Kenapa Jika Tidak Perawan?

Keperawanan merupakan kondisi dimana seorang perempuan belum melakukan hubungan seksual dengan siapapun. Namun, konsep tersebut juga bergantung terhadap nilai budaya, agama, dan adat istiadat yang berlaku di masyarakat. Dalam konteks sosial, perempuan yang tidak bisa menjaga “keperawanannya” dianggap atau di “label” oleh masyarakat sebagai seseorang yang buruk. 

Apakah kontruksi seperti itu akan tetap dipertahankan oleh masyarakat?

Apakah perempuan yang “tidak” perawan, dikatakan perempuan yang “gagal” atau “buruk”?

Dalam tulisan ini saya akan sedikit membahas tentang “perempuan dan keperawanannya”.

Keperawanan disebut sebagai simbol kebebasan dan kekuatan yang menempati titik terpenting dalam identitas perempuan (Baswardono, 2005). Dari pengertian diatas dapat diambil beberapa kata yang menjadi inti dari pengertian tersebut yakni : simbol, kekuatan, dan identitas. Dijadikannya “keperawanan” sebagai simbol (harga diri) dari seorang perempuan merupakan misi dari kata kekuatan dan identitas merupakan yang dijadikan tujuan dari adanya simbol tersebut. Perempuan akan dianggap “baik” ketika dapat menjaga “simbolnya” menjadi perempuan dan begitupun sebaliknya. Mungkin sulit diterima tapi kontruksi masyarakat sering kali membenarkannya.

Namun apakah perempuan yang hilang “keperawanannya” di label perempuan buruk?

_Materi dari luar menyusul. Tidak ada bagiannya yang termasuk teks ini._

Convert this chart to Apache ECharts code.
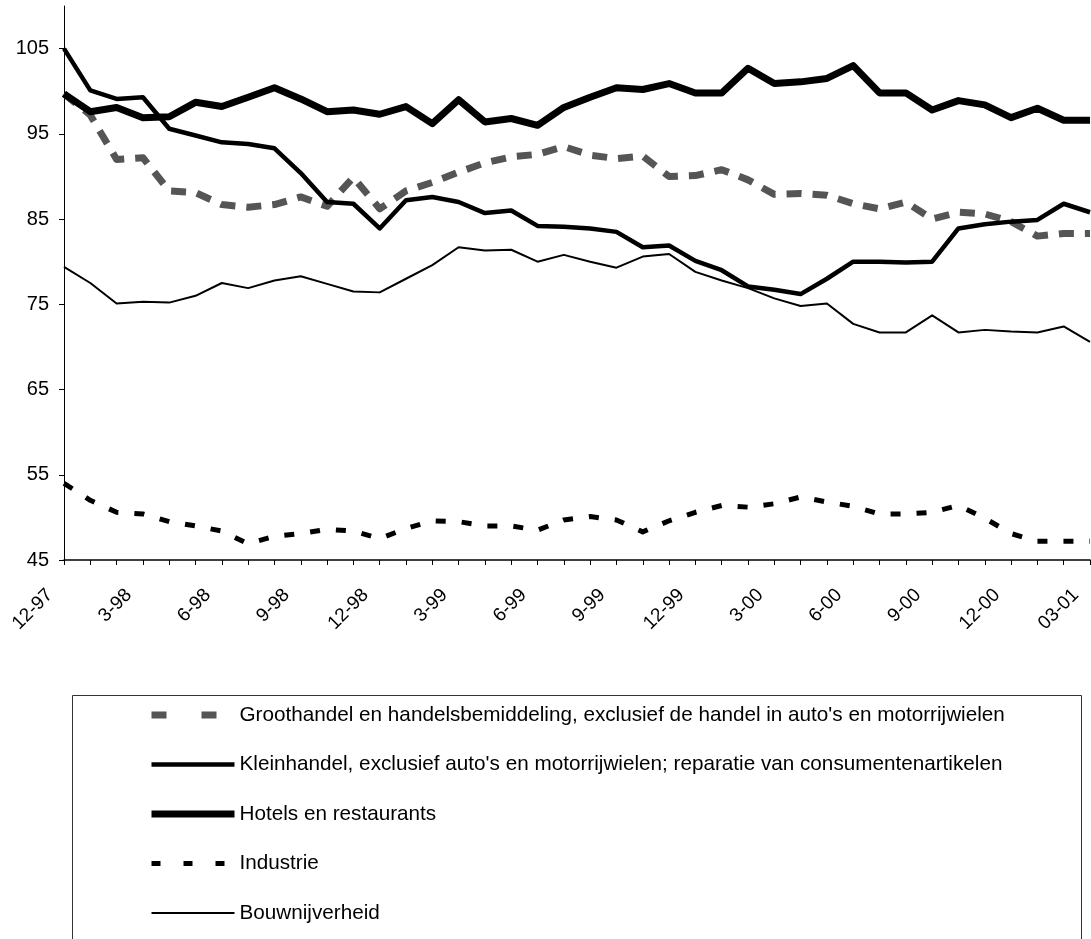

Mungkin iya, mungkin juga tidak. Mungkin iya jika memang perempuan tersebut melakukan hubungan seksual di luar pernikahan. Namun, pada beberapa kejadian hal tersebut bisa juga tidak relevan. Bagaimana jika perempuan tersebut adalah “korban” atau hanya berlindung di kata “menjadi korban” we don’t know.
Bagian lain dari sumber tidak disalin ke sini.